MR. MUNAYYER: We heard President Obama say something about this in his speech recently at the UN General Assembly, where he distanced himself from a position he had taken several years earlier in Cairo in relation to this argument. But one of the most common arguments against linkage completely mischaracterizes the argument. I don't know if anyone has really ever made the argument that solving the Israeli-Palestinian issue solves all other problems in the region or treats it as a cure-all. I don't think that's ever been the argument. I think the argument is that it changes the region in such a way that it makes achieving other objectives a lot easier.

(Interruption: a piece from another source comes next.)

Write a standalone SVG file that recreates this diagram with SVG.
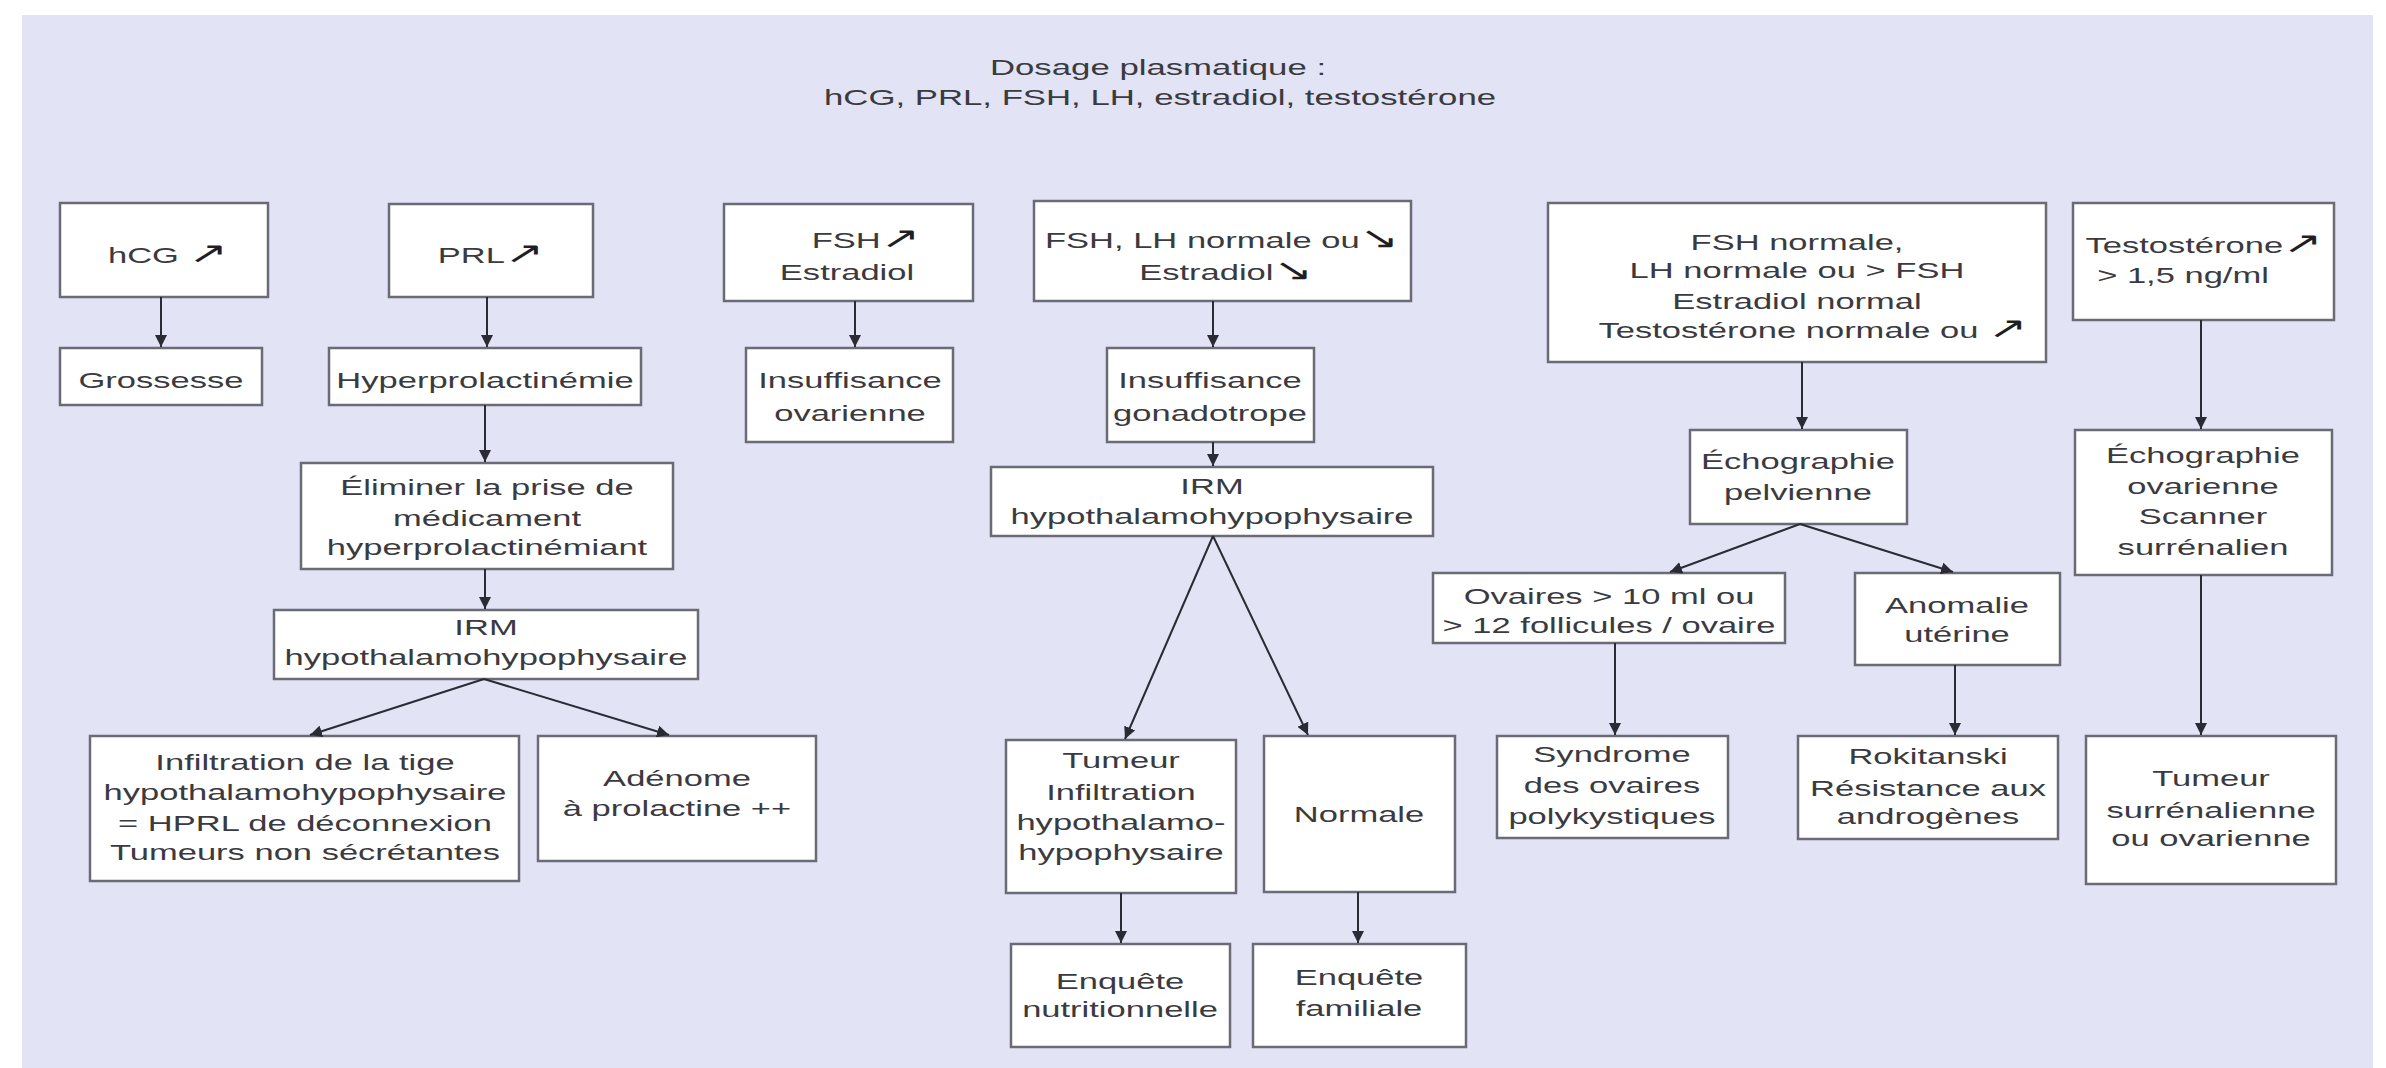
<svg xmlns="http://www.w3.org/2000/svg" width="2386" height="1068" viewBox="0 0 2386 1068">
<style>
  .panel { fill: #e2e3f4; }
  .box { fill: #ffffff; stroke: #6a6b74; stroke-width: 2.5; }
  .t { font-family: "Liberation Sans", Arial, sans-serif; font-size: 22px; fill: #3a3a3f; text-anchor: middle; }
  .ar { font-family: "DejaVu Sans", sans-serif; font-size: 30px; fill: #1e1e24; }
  .conn line { stroke: #2b2b35; stroke-width: 2; fill: none; marker-end: url(#head); }
</style>
<defs>
  <marker id="head" markerUnits="userSpaceOnUse" markerWidth="14" markerHeight="12" refX="12" refY="6" orient="auto">
    <path d="M0,0 L12,6 L0,12 z" fill="#2b2b35"/>
  </marker>
</defs>
<rect x="0" y="0" width="2386" height="1068" fill="#ffffff"/>
<rect class="panel" x="22" y="15" width="2351" height="1053"/>

<g id="title">
  <text class="t" transform="translate(1158,75) scale(1.58,1)">Dosage plasmatique :</text>
  <text class="t" transform="translate(1160,105) scale(1.58,1)">hCG, PRL, FSH, LH, estradiol, testostérone</text>
</g>

<g id="n-hcg">
  <rect class="box" x="60" y="203" width="208" height="94"/>
  <text class="t" transform="translate(168,263) scale(1.57,1)">hCG <tspan class="ar">↗</tspan></text>
</g>
<g id="n-grossesse">
  <rect class="box" x="60" y="348" width="202" height="57"/>
  <text class="t" transform="translate(161,388) scale(1.57,1)">Grossesse</text>
</g>
<g id="n-prl">
  <rect class="box" x="389" y="204" width="204" height="93"/>
  <text class="t" transform="translate(491,263) scale(1.57,1)">PRL<tspan class="ar">↗</tspan></text>
</g>
<g id="n-hyperprl">
  <rect class="box" x="329" y="348" width="312" height="57"/>
  <text class="t" transform="translate(485,388) scale(1.57,1)">Hyperprolactinémie</text>
</g>
<g id="n-eliminer">
  <rect class="box" x="301" y="463" width="372" height="106"/>
  <text class="t" transform="translate(487,495) scale(1.57,1)">Éliminer la prise de</text>
  <text class="t" transform="translate(487,526) scale(1.57,1)">médicament</text>
  <text class="t" transform="translate(487,555) scale(1.57,1)">hyperprolactinémiant</text>
</g>
<g id="n-irm1">
  <rect class="box" x="274" y="610" width="424" height="69"/>
  <text class="t" transform="translate(486,635) scale(1.57,1)">IRM</text>
  <text class="t" transform="translate(486,665) scale(1.57,1)">hypothalamohypophysaire</text>
</g>
<g id="n-infiltration">
  <rect class="box" x="90" y="736" width="429" height="145"/>
  <text class="t" transform="translate(305,770) scale(1.57,1)">Infiltration de la tige</text>
  <text class="t" transform="translate(305,800) scale(1.57,1)">hypothalamohypophysaire</text>
  <text class="t" transform="translate(305,831) scale(1.57,1)">= HPRL de déconnexion</text>
  <text class="t" transform="translate(305,860) scale(1.57,1)">Tumeurs non sécrétantes</text>
</g>
<g id="n-adenome">
  <rect class="box" x="538" y="736" width="278" height="125"/>
  <text class="t" transform="translate(677,786) scale(1.57,1)">Adénome</text>
  <text class="t" transform="translate(677,816) scale(1.57,1)">à prolactine ++</text>
</g>

<g id="n-fsh">
  <rect class="box" x="724" y="204" width="249" height="97"/>
  <text class="t" transform="translate(866,248) scale(1.57,1)">FSH<tspan class="ar">↗</tspan></text>
  <text class="t" transform="translate(847,280) scale(1.57,1)">Estradiol</text>
</g>
<g id="n-insuf-ov">
  <rect class="box" x="746" y="348" width="207" height="94"/>
  <text class="t" transform="translate(850,388) scale(1.57,1)">Insuffisance</text>
  <text class="t" transform="translate(850,421) scale(1.57,1)">ovarienne</text>
</g>

<g id="n-fshlh">
  <rect class="box" x="1034" y="201" width="377" height="100"/>
  <text class="t" transform="translate(1222,248) scale(1.57,1)">FSH, LH normale ou<tspan class="ar">↘</tspan></text>
  <text class="t" transform="translate(1226,280) scale(1.57,1)">Estradiol<tspan class="ar">↘</tspan></text>
</g>
<g id="n-insuf-gon">
  <rect class="box" x="1107" y="348" width="207" height="94"/>
  <text class="t" transform="translate(1210,388) scale(1.57,1)">Insuffisance</text>
  <text class="t" transform="translate(1210,421) scale(1.57,1)">gonadotrope</text>
</g>
<g id="n-irm2">
  <rect class="box" x="991" y="467" width="442" height="69"/>
  <text class="t" transform="translate(1212,494) scale(1.57,1)">IRM</text>
  <text class="t" transform="translate(1212,524) scale(1.57,1)">hypothalamohypophysaire</text>
</g>
<g id="n-tumeur">
  <rect class="box" x="1006" y="740" width="230" height="153"/>
  <text class="t" transform="translate(1121,768) scale(1.57,1)">Tumeur</text>
  <text class="t" transform="translate(1121,800) scale(1.57,1)">Infiltration</text>
  <text class="t" transform="translate(1121,830) scale(1.57,1)">hypothalamo-</text>
  <text class="t" transform="translate(1121,860) scale(1.57,1)">hypophysaire</text>
</g>
<g id="n-normale">
  <rect class="box" x="1264" y="736" width="191" height="156"/>
  <text class="t" transform="translate(1359,822) scale(1.57,1)">Normale</text>
</g>
<g id="n-enq-nut">
  <rect class="box" x="1011" y="944" width="219" height="103"/>
  <text class="t" transform="translate(1120,989) scale(1.57,1)">Enquête</text>
  <text class="t" transform="translate(1120,1017) scale(1.57,1)">nutritionnelle</text>
</g>
<g id="n-enq-fam">
  <rect class="box" x="1253" y="944" width="213" height="103"/>
  <text class="t" transform="translate(1359,985) scale(1.57,1)">Enquête</text>
  <text class="t" transform="translate(1359,1016) scale(1.57,1)">familiale</text>
</g>

<g id="n-fshnorm">
  <rect class="box" x="1548" y="203" width="498" height="159"/>
  <text class="t" transform="translate(1797,250) scale(1.57,1)">FSH normale,</text>
  <text class="t" transform="translate(1797,278) scale(1.57,1)">LH normale ou &gt; FSH</text>
  <text class="t" transform="translate(1797,309) scale(1.57,1)">Estradiol normal</text>
  <text class="t" transform="translate(1813,338) scale(1.57,1)">Testostérone normale ou <tspan class="ar">↗</tspan></text>
</g>
<g id="n-echo-pelv">
  <rect class="box" x="1690" y="430" width="217" height="94"/>
  <text class="t" transform="translate(1798,469) scale(1.57,1)">Échographie</text>
  <text class="t" transform="translate(1798,500) scale(1.57,1)">pelvienne</text>
</g>
<g id="n-ovaires">
  <rect class="box" x="1433" y="573" width="352" height="70"/>
  <text class="t" transform="translate(1609,604) scale(1.57,1)">Ovaires &gt; 10 ml ou</text>
  <text class="t" transform="translate(1609,633) scale(1.57,1)">&gt; 12 follicules / ovaire</text>
</g>
<g id="n-anomalie">
  <rect class="box" x="1855" y="573" width="205" height="92"/>
  <text class="t" transform="translate(1957,613) scale(1.57,1)">Anomalie</text>
  <text class="t" transform="translate(1957,642) scale(1.57,1)">utérine</text>
</g>
<g id="n-sopk">
  <rect class="box" x="1497" y="736" width="231" height="102"/>
  <text class="t" transform="translate(1612,762) scale(1.57,1)">Syndrome</text>
  <text class="t" transform="translate(1612,793) scale(1.57,1)">des ovaires</text>
  <text class="t" transform="translate(1612,824) scale(1.57,1)">polykystiques</text>
</g>
<g id="n-rokitanski">
  <rect class="box" x="1798" y="736" width="260" height="103"/>
  <text class="t" transform="translate(1928,764) scale(1.57,1)">Rokitanski</text>
  <text class="t" transform="translate(1928,796) scale(1.57,1)">Résistance aux</text>
  <text class="t" transform="translate(1928,824) scale(1.57,1)">androgènes</text>
</g>

<g id="n-testo">
  <rect class="box" x="2073" y="203" width="261" height="117"/>
  <text class="t" transform="translate(2204,253) scale(1.57,1)">Testostérone<tspan class="ar">↗</tspan></text>
  <text class="t" transform="translate(2183,283) scale(1.57,1)">&gt; 1,5 ng/ml</text>
</g>
<g id="n-echo-ov">
  <rect class="box" x="2075" y="430" width="257" height="145"/>
  <text class="t" transform="translate(2203,463) scale(1.57,1)">Échographie</text>
  <text class="t" transform="translate(2203,494) scale(1.57,1)">ovarienne</text>
  <text class="t" transform="translate(2203,524) scale(1.57,1)">Scanner</text>
  <text class="t" transform="translate(2203,555) scale(1.57,1)">surrénalien</text>
</g>
<g id="n-tumeur-surr">
  <rect class="box" x="2086" y="736" width="250" height="148"/>
  <text class="t" transform="translate(2211,786) scale(1.57,1)">Tumeur</text>
  <text class="t" transform="translate(2211,818) scale(1.57,1)">surrénalienne</text>
  <text class="t" transform="translate(2211,846) scale(1.57,1)">ou ovarienne</text>
</g>

<g id="connectors" class="conn">
  <line x1="161" y1="297" x2="161" y2="347"/>
  <line x1="487" y1="297" x2="487" y2="347"/>
  <line x1="485" y1="405" x2="485" y2="462"/>
  <line x1="485" y1="569" x2="485" y2="609"/>
  <line x1="484" y1="679" x2="310" y2="735"/>
  <line x1="484" y1="679" x2="669" y2="735"/>
  <line x1="855" y1="301" x2="855" y2="347"/>
  <line x1="1213" y1="301" x2="1213" y2="347"/>
  <line x1="1213" y1="442" x2="1213" y2="466"/>
  <line x1="1213" y1="536" x2="1125" y2="739"/>
  <line x1="1213" y1="536" x2="1308" y2="735"/>
  <line x1="1121" y1="893" x2="1121" y2="943"/>
  <line x1="1358" y1="892" x2="1358" y2="943"/>
  <line x1="1802" y1="362" x2="1802" y2="429"/>
  <line x1="1800" y1="524" x2="1670" y2="572"/>
  <line x1="1800" y1="524" x2="1953" y2="572"/>
  <line x1="1615" y1="643" x2="1615" y2="735"/>
  <line x1="1955" y1="665" x2="1955" y2="735"/>
  <line x1="2201" y1="320" x2="2201" y2="429"/>
  <line x1="2201" y1="575" x2="2201" y2="735"/>
</g>
</svg>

I think that continues to be true, even with what we are seeing in the region. So much of what we're seeing in the region today is a product of what was characterized earlier as maybe two competing axes, one of moderation and one of resistance. But if you have a comprehensive and just Palestinian-Israeli peace agreement, how does that change the way other states in the region ally with each other, if you have an agreement that is accepted by the Arab League and the Organization of Islamic Cooperation, which includes 57 Arab and Muslim nations? The rules of the game change, and the way alliances are formed in the region could also potentially change, opening the way for things that never existed before and solving problems in ways that never existed before. So I think that it is still very central, though not in the way that it was 30 or 40 years ago by virtue of refugee populations actually being involved in civil conflicts in other countries. But still, because of the way it impacts regional alliances, it's very much connected to other issues in the region.
MR. DUSS: I agree with you, Tom, and I think there probably would be general consensus up here. I remember a quote from Ambassador Kurtzer that I've used many, many times: it's not the biggest problem in the region, but it is the issue on which opinions of the United States are largely formed.